**Material for the task:**
══════════
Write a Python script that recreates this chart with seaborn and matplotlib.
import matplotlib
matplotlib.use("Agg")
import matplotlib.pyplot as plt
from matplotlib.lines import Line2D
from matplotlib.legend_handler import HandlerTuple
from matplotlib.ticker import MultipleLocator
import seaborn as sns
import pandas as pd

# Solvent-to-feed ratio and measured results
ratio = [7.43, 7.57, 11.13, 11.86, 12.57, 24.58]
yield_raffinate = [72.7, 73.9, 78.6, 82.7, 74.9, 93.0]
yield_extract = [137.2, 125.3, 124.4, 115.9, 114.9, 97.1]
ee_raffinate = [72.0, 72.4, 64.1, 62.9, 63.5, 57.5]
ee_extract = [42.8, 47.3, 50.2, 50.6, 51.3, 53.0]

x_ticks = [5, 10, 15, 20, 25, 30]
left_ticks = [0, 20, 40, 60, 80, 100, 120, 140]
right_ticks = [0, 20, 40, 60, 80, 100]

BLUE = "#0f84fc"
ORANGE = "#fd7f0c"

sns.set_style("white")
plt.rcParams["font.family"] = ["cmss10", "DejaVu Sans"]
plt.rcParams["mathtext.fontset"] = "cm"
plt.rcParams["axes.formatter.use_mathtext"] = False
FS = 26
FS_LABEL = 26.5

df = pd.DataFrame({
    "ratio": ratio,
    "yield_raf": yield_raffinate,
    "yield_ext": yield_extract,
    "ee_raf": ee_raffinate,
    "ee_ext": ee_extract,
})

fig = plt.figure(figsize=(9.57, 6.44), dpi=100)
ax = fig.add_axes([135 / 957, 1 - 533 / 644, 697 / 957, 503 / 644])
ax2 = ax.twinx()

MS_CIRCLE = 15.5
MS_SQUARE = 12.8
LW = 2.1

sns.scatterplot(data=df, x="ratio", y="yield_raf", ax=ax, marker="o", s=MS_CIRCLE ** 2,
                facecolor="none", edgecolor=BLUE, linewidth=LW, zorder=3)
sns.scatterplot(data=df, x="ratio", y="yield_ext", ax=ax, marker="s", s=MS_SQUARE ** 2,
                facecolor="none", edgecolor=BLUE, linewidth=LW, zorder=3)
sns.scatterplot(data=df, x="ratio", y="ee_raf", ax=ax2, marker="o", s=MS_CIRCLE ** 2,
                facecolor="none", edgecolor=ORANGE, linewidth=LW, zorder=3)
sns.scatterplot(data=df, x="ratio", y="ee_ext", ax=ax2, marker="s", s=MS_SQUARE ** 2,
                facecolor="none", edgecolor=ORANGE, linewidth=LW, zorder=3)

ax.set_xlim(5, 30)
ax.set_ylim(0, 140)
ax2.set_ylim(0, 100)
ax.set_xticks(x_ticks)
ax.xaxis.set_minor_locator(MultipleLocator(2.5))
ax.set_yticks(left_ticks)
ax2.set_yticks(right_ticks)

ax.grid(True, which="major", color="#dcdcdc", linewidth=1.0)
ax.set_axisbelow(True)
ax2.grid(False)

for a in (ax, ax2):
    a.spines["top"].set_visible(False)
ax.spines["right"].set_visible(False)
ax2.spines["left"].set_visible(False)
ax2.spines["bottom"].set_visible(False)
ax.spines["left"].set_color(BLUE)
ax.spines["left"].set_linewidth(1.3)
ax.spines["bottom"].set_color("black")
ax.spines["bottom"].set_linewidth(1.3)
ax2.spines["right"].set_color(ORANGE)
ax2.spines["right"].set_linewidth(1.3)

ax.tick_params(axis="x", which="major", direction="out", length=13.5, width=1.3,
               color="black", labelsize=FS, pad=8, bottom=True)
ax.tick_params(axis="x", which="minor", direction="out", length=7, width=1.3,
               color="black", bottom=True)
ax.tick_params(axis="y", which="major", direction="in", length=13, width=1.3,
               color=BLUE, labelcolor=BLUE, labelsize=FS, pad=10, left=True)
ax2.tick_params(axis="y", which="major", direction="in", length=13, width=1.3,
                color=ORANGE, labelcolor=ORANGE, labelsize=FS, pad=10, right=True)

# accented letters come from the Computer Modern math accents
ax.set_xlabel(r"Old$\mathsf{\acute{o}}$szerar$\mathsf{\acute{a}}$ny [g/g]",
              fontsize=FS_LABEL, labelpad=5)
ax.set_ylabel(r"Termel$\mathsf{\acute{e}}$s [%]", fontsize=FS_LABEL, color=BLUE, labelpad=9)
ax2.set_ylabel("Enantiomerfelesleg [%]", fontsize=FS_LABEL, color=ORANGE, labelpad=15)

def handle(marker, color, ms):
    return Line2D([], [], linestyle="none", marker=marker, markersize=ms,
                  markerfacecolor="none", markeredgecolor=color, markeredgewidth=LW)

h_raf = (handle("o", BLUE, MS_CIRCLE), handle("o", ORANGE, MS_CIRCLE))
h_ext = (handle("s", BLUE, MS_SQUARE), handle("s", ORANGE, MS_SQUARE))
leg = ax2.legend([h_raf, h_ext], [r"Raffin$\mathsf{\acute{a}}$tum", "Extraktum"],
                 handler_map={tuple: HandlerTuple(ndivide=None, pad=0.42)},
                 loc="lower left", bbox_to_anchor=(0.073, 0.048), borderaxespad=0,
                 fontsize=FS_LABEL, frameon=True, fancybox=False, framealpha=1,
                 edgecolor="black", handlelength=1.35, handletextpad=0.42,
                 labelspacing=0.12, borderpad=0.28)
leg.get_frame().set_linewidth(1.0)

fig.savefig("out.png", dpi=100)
══════════
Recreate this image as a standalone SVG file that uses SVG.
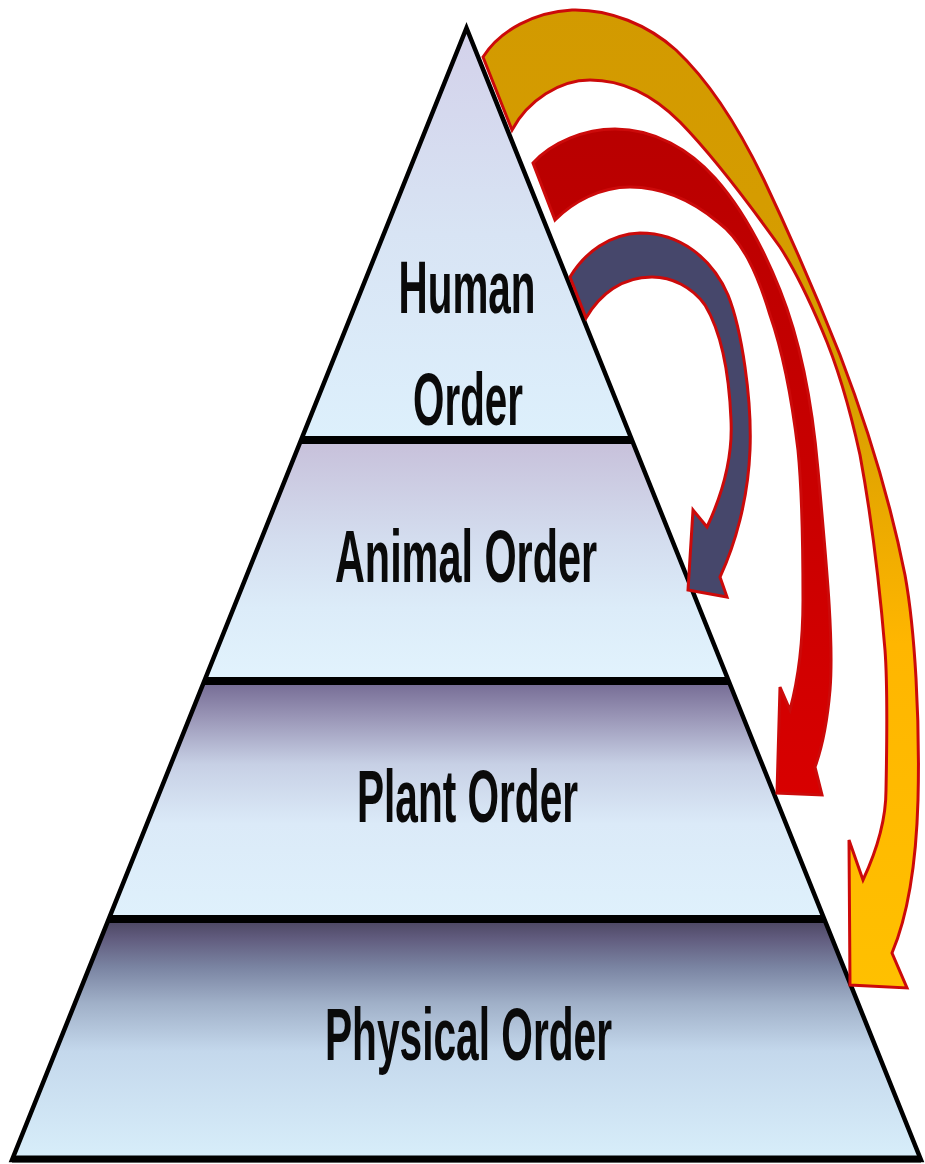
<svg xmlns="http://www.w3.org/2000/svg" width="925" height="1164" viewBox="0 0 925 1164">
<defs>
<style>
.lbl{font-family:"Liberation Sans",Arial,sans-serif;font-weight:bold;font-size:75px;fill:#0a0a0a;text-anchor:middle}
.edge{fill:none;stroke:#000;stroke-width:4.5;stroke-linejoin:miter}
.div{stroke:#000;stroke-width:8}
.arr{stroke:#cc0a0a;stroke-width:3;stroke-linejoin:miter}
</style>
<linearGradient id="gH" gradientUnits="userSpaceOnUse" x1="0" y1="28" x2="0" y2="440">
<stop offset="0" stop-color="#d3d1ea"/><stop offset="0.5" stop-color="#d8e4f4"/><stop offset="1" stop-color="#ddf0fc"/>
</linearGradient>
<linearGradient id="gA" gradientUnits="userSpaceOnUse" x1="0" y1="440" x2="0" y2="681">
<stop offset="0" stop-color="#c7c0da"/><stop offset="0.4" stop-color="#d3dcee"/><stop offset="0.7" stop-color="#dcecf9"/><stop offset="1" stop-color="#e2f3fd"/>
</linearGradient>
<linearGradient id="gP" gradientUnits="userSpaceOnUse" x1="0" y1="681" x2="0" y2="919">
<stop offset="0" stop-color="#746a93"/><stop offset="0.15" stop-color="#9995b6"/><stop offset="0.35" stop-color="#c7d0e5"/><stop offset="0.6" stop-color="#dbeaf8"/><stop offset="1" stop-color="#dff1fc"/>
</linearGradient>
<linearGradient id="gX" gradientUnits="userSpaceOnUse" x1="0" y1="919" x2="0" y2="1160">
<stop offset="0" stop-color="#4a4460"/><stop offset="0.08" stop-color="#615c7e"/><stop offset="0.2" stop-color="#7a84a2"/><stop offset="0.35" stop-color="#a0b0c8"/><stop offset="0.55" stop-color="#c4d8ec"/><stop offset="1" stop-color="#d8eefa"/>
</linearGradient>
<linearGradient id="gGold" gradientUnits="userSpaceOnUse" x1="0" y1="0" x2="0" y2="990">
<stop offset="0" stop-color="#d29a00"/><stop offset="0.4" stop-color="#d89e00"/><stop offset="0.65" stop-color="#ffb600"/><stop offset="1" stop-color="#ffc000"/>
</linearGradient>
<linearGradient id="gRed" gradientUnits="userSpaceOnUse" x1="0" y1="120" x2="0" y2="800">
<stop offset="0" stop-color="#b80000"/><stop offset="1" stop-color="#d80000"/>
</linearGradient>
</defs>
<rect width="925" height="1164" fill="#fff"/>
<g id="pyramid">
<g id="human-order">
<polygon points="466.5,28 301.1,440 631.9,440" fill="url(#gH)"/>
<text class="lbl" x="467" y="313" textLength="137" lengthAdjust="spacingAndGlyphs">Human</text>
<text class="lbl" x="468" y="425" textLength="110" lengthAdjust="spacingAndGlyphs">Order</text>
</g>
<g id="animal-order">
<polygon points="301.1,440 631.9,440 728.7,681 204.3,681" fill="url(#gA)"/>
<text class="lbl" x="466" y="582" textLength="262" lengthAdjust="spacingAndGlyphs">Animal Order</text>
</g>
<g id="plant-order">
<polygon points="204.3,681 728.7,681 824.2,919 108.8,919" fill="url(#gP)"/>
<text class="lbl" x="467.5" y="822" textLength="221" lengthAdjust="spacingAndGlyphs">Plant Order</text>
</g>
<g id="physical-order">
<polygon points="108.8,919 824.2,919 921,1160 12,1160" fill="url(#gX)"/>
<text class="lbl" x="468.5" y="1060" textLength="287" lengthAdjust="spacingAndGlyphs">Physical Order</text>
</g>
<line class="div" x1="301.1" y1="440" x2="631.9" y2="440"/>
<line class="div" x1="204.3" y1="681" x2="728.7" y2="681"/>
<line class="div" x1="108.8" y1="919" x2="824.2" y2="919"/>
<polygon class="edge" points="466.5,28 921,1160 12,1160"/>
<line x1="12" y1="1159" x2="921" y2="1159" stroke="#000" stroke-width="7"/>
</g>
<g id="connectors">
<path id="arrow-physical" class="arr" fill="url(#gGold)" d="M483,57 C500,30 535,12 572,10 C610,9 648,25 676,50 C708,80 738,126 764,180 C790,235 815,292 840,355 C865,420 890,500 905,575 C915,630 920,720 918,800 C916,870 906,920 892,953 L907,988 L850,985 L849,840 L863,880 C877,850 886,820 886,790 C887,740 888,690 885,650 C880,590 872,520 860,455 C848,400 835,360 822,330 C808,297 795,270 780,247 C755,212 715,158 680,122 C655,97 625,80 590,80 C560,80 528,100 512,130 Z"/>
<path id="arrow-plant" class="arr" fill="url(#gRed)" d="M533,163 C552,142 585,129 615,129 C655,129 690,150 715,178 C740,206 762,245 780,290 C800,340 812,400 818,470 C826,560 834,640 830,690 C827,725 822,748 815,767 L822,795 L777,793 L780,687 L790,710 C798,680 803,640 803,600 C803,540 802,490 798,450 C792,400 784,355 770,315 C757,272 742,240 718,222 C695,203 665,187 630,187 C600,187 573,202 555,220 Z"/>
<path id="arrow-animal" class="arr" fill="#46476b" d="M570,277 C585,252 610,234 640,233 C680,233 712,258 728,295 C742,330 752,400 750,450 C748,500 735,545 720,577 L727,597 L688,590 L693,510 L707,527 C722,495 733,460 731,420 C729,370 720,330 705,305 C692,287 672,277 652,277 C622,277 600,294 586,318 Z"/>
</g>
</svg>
══════════
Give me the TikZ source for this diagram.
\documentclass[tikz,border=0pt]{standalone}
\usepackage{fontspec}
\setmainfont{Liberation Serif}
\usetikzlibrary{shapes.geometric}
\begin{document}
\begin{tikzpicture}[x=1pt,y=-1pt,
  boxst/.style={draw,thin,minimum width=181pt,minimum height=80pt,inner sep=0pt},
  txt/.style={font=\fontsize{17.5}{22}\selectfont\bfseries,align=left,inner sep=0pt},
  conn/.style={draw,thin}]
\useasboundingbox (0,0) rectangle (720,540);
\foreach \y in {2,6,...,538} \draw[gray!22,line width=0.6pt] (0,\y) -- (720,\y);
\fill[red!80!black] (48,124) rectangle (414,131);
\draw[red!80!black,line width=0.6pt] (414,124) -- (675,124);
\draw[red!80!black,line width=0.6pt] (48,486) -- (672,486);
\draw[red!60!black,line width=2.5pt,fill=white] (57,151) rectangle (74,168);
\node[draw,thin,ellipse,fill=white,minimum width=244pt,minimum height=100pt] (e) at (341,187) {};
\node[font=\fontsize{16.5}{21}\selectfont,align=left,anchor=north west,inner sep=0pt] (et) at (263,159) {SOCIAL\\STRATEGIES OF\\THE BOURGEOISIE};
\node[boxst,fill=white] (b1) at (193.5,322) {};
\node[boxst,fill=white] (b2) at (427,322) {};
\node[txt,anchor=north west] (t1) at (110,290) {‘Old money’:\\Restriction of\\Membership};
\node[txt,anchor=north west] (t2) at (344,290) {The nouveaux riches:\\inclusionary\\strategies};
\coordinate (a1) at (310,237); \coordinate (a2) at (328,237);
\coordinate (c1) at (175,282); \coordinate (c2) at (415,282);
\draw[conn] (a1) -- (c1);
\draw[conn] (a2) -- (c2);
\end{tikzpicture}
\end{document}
══════════
**Work to complete:**
Using the entries above, give again exactly the lines from the line holding "Write a Python" through the line holding "ee_extract = [42.8, 47.3, 50.2, 50.6, 51.3, 53.0]". Include both end lines and nothing else.

**Result for this task:**
Write a Python script that recreates this chart with seaborn and matplotlib.
import matplotlib
matplotlib.use("Agg")
import matplotlib.pyplot as plt
from matplotlib.lines import Line2D
from matplotlib.legend_handler import HandlerTuple
from matplotlib.ticker import MultipleLocator
import seaborn as sns
import pandas as pd

# Solvent-to-feed ratio and measured results
ratio = [7.43, 7.57, 11.13, 11.86, 12.57, 24.58]
yield_raffinate = [72.7, 73.9, 78.6, 82.7, 74.9, 93.0]
yield_extract = [137.2, 125.3, 124.4, 115.9, 114.9, 97.1]
ee_raffinate = [72.0, 72.4, 64.1, 62.9, 63.5, 57.5]
ee_extract = [42.8, 47.3, 50.2, 50.6, 51.3, 53.0]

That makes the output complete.